## begin

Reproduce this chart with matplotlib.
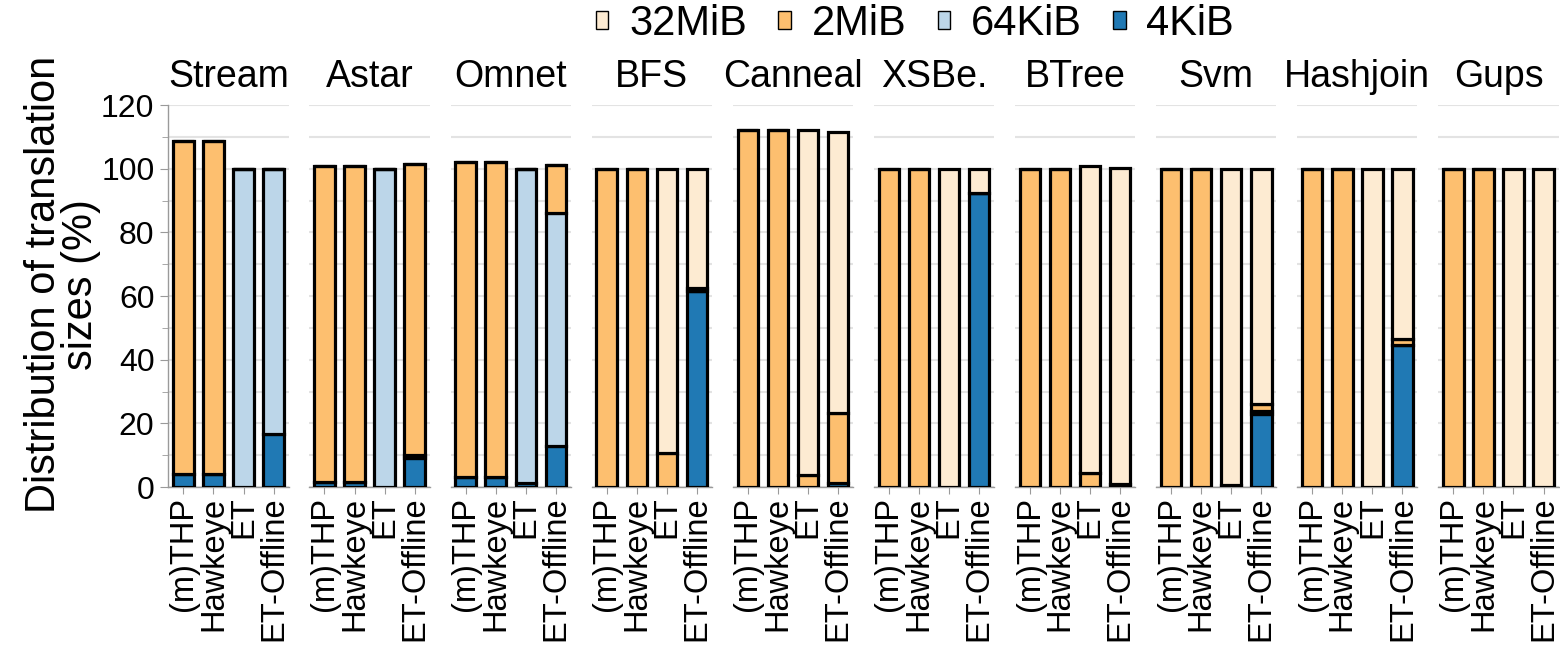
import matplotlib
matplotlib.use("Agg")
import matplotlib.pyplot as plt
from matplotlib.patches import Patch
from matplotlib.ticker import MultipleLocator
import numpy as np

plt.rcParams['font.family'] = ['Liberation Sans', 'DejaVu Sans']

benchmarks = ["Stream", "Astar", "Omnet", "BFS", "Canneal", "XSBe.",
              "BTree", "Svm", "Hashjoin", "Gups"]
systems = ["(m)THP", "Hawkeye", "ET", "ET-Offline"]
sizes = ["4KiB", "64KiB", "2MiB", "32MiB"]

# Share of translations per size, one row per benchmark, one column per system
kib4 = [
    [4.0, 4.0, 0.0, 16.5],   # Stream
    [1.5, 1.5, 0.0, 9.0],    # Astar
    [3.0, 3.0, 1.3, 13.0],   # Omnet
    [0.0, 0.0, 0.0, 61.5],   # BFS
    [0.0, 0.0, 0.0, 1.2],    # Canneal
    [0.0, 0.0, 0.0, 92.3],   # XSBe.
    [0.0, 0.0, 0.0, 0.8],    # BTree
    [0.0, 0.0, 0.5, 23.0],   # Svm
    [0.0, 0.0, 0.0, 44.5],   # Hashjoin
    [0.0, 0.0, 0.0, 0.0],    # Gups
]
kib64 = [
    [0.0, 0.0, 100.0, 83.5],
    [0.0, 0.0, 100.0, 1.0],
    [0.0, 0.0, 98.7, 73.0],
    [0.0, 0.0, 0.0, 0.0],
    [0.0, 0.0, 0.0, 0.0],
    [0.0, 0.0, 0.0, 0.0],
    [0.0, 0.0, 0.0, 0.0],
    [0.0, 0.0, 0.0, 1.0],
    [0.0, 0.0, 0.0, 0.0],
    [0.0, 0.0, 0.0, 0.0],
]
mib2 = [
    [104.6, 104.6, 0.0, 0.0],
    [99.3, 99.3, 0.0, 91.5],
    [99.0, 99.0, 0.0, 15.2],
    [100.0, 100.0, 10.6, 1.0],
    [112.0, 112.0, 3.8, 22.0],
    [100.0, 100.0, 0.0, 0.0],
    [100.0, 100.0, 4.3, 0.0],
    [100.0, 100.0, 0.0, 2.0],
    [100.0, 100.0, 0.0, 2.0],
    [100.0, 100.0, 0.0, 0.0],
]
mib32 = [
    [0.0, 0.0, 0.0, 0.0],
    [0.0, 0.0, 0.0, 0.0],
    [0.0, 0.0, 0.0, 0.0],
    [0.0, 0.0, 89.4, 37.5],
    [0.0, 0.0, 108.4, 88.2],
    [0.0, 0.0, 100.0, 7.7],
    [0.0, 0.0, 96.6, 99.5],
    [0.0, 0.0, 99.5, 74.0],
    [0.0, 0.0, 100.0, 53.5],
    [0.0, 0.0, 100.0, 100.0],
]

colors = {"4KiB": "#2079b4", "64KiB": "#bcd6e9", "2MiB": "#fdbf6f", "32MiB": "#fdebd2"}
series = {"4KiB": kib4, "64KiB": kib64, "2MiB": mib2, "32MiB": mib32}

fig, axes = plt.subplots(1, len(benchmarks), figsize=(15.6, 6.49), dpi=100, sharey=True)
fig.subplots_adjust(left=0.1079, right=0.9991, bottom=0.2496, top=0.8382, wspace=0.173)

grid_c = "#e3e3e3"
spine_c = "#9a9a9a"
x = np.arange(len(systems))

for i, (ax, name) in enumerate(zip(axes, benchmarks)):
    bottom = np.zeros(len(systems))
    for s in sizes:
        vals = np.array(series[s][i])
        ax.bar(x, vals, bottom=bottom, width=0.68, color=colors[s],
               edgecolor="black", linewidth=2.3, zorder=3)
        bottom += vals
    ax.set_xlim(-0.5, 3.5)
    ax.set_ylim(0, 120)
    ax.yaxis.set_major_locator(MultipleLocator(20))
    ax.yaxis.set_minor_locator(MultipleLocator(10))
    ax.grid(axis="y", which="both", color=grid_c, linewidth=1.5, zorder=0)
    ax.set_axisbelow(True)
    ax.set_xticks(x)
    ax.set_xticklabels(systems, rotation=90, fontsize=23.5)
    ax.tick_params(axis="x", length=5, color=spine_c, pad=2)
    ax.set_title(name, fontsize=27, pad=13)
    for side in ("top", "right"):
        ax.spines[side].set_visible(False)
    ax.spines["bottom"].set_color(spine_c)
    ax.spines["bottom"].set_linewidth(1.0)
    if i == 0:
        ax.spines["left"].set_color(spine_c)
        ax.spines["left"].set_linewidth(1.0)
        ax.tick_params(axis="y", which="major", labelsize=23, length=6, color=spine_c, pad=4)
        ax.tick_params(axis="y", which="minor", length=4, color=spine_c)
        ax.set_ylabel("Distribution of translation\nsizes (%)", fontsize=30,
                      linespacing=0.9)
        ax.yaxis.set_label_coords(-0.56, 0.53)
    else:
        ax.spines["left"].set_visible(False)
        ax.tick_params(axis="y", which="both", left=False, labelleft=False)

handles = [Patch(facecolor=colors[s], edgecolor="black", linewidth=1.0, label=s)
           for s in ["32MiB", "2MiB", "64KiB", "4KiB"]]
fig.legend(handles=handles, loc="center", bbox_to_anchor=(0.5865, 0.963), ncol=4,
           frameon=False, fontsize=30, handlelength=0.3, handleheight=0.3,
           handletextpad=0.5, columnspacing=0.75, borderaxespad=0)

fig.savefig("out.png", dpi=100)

## end

**What is required**
Starting at the top of the listing above, reproduce each line up to and including the one with "plt.rcParams['font.family'] = ['Liberation"; omit the pictures.

**Full response**
Reproduce this chart with matplotlib.
import matplotlib
matplotlib.use("Agg")
import matplotlib.pyplot as plt
from matplotlib.patches import Patch
from matplotlib.ticker import MultipleLocator
import numpy as np

plt.rcParams['font.family'] = ['Liberation Sans', 'DejaVu Sans']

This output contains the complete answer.